The U.S. Environmental Protection Agency June 15 dramatically lowered the safe drinking water levels of four common fluorochemicals, saying that new science warrants tougher action to protect public health.
The EPA, in what's officially an interim health advisory, lowered its safe drinking water levels from 70 parts per trillion for PFOA and PFOS down to 0.004 ppt and 0.02 ppt, respectively.
The new levels are between 3,500 and 17,000 times lower than those set by President Barack Obama's EPA in 2016 for the per- and polyfluoroalkyl substances, or "forever" chemicals as they are called for their persistence in the environment.

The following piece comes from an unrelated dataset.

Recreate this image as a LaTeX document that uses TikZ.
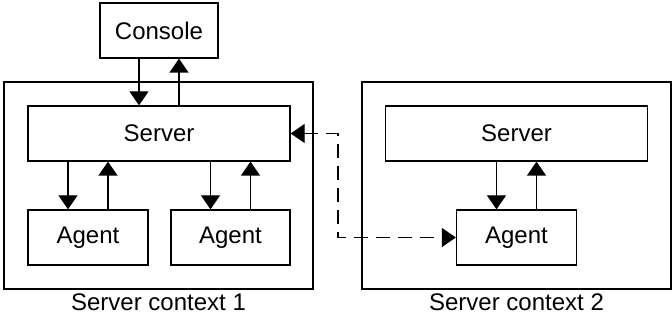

"People on the front-lines of PFAS contamination have suffered for far too long," said EPA Administrator Michael Regan. "That's why EPA is taking aggressive action as part of a whole-of-government approach to prevent these chemicals from entering the environment and to help protect concerned families from this pervasive challenge."
The American Chemistry Council, however, questioned some of the science behind EPA's new levels and said while they are not officially enforceable, the EPA's action will have a major impact on what governments around the country do.
"While they are nonregulatory levels, they will have sweeping implications for policies at the state and federal levels," ACC said in a statement. "Getting the science right is of critical importance."
ACC questioned whether the new standards are achievable in drinking water systems.
"These new levels cannot be achieved with existing treatment technology and, in fact, are below levels that can be reliably detected using existing EPA methods," ACC said.
Besides the lower levels for perfluorooctanoic acid and perfluorooctane sulfonate, EPA also set advisory levels for two other PFAS chemicals that have largely replaced them in commerce, GenX and a compound called PFBS, at 10 ppt and 2,000 ppt, respectively.
Additionally, the agency announced a $1 billion grant program to help communities address water contamination from FPAS and other chemicals.
The Environmental Working Group praised the EPA announcement and said that 200 million Americans are drinking water that is contaminated with PFAS, which it said have been linked to cancer and reproductive health problems at very low levels.
"Today's announcement should set off alarm bells for consumers and regulators," said Melanie Benesh, EWG's legislative attorney.
EWG urged EPA to finish a formal regulatory standard for PFOA and PFOS by the end of 2023, and to tighten up on industrial emissions, which EPA called for in a November road map.